The State Theatre was, for many years, Portland’s premier medium-sized arts venue. As Free Press columnist Jeff Beam lamented on these pages last April, it “wasn’t as big as the Civic Center, but bigger than any club or bar” – meaning intimacy for the music lover, and a private bathroom for the band.
“Portland didn’t need another bar where you can play live music.” Evon says. “Right now, Portland needs a music venue that can provide services and amenities that nationally touring, professional artists require.”
For the State, that meant the likes of Bob Dylan, Phish, John Fogerty, or Jimmy Eat World. The more modestly-sized Port City, with a capacity of about 660 bodies, still hopes it can attract the sort of acts who have bypassed Portland on their recent New England tours.
And so far, they have. Indie rockers OK Go, for instance, just penciled in a gig between shows at Boston’s Paradise Rock Club and San Diego’s House of Blues (March 13).
Jazz icon John Scofield stops by on April 2nd. A Feburary 6 performance by Derek Trucks Band is already sold out.
Not bad for a venue that has yet to secure its liquor license.
“Let’s get this damn water out of here!” jokes bartender Chris Lopez, pulling bottles of Dasani from the refrigerator to make room for bottles of beer.
Tonight’s show will be another attempt at the “soft open” originally planned and advertised for a week ago. The club’s opening had to be postponed when it became clear Port City wouldn’t be licensed to serve liquor as a Class I auditorium. This classification is something Evon has fought for rather than more easily-attainable bar or lounge clearances.
“We’re trying to set a new precedent in liquor law interpretation and enforcement,” Evon says. While he explicitly rules out hosting all-ages shows, he would like to welcome an 18+ college crowd from time to time.
For tonight, at least, he and his crew have nothing but praise for state senator Justin Alfond, who just helped them work out a last-minute solution: a one-night license to get the alcohol flowing for the show that begins in six hours. Early next week however, it’s back to city hall.
Beginning in 1988, 504 Congress was one of several former department stores to sit abandoned and boarded up until Portland’s downtown renaissance of the mid-1990s. In ’97, it re-opened as the trendy Keystone Theater, one of many “dinner and a movie” joints that were then predicted to be the future of cinema.

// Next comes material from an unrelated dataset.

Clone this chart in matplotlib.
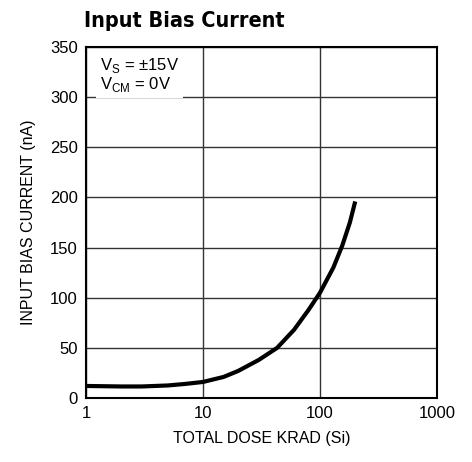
import matplotlib
matplotlib.use("Agg")
import matplotlib.pyplot as plt
from matplotlib.ticker import FixedLocator, NullLocator

dose = [1, 2, 3, 5, 7, 10, 15, 20, 30, 43, 60, 80, 100, 130, 155, 180, 200]
ib = [12, 11.5, 11.5, 12.5, 14, 16, 21, 27, 38, 50, 68, 88, 105, 130, 152, 175, 196]

xticks = [1, 10, 100, 1000]
xticklabels = ["1", "10", "100", "1000"]
yticks = [0, 50, 100, 150, 200, 250, 300, 350]

fam = ["Liberation Sans", "DejaVu Sans"]
plt.rcParams['font.family'] = fam

fig = plt.figure(figsize=(4.72, 4.62), dpi=100)
ax = fig.add_axes([86/472, 1 - 398/462, (437-86)/472, (398-47)/462])
ax.set_xscale("log")
ax.set_xlim(1, 1000)
ax.set_ylim(0, 350)
ax.xaxis.set_major_locator(FixedLocator(xticks))
ax.xaxis.set_minor_locator(NullLocator())
ax.set_xticklabels(xticklabels)
ax.set_yticks(yticks)
ax.grid(True, color="#333333", linewidth=1.0)
ax.tick_params(length=0, labelsize=12, pad=6)
for s in ax.spines.values():
    s.set_linewidth(1.5)
    s.set_color("black")

ax.plot(dose, ib, color="black", linewidth=3, solid_capstyle="butt", zorder=3)

ax.set_xlabel("TOTAL DOSE KRAD (Si)", fontsize=11.5, labelpad=7)
ax.set_ylabel("INPUT BIAS CURRENT (nA)", fontsize=11.5, labelpad=10)

ax.text(0.04, 0.975, "V$_\\mathregular{S}$ = ±15V\nV$_\\mathregular{CM}$ = 0V", transform=ax.transAxes,
        fontsize=12, va="top", ha="left", linespacing=1.0,
        bbox=dict(facecolor="white", edgecolor="none", pad=3), zorder=4)

fig.text(84/472, 1 - 21/462, "Input Bias Current", fontsize=15.5, fontweight="bold",
         family="DejaVu Sans", fontstretch="condensed", va="center", ha="left")

fig.savefig("out.png", dpi=100)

By 2003, the space had morphed into OZONE II, a short-lived, chem-free dance club for teenagers.
It was soon sold and converted to The Stadium sports bar, which despite plastering its title across the massive facade, eventually receded toward the Free Street half of the property. Its ownership then caused a splash in 2006 by announcing their intentions to use the extra space to open a Hooters franchise.
It would have been Maine’s first incarnation of the global restaurant chain, famous for its waitresses’ tight tank tops and short-shorts. The city council responded with a special ordinance to prevent it from opening.
The liquor license ordeal is indicative of Evon’s larger aims with his new establishment – his first music venue, having previously helped found both an on-location recording service and an organic food company.
If that means buying only all-new sound equipment for his deluxe floating stage, and having the acoustics tested and perfected by the same experts who normally work with Jay-Z and Steve Miller Band, so be it. He’s not going to let a little recession spoil his dream.
“We’re looking to cater to a higher-end clientele, higher-end demographic, people with disposable income.” he says. “I don’t like to do anything half-assed.”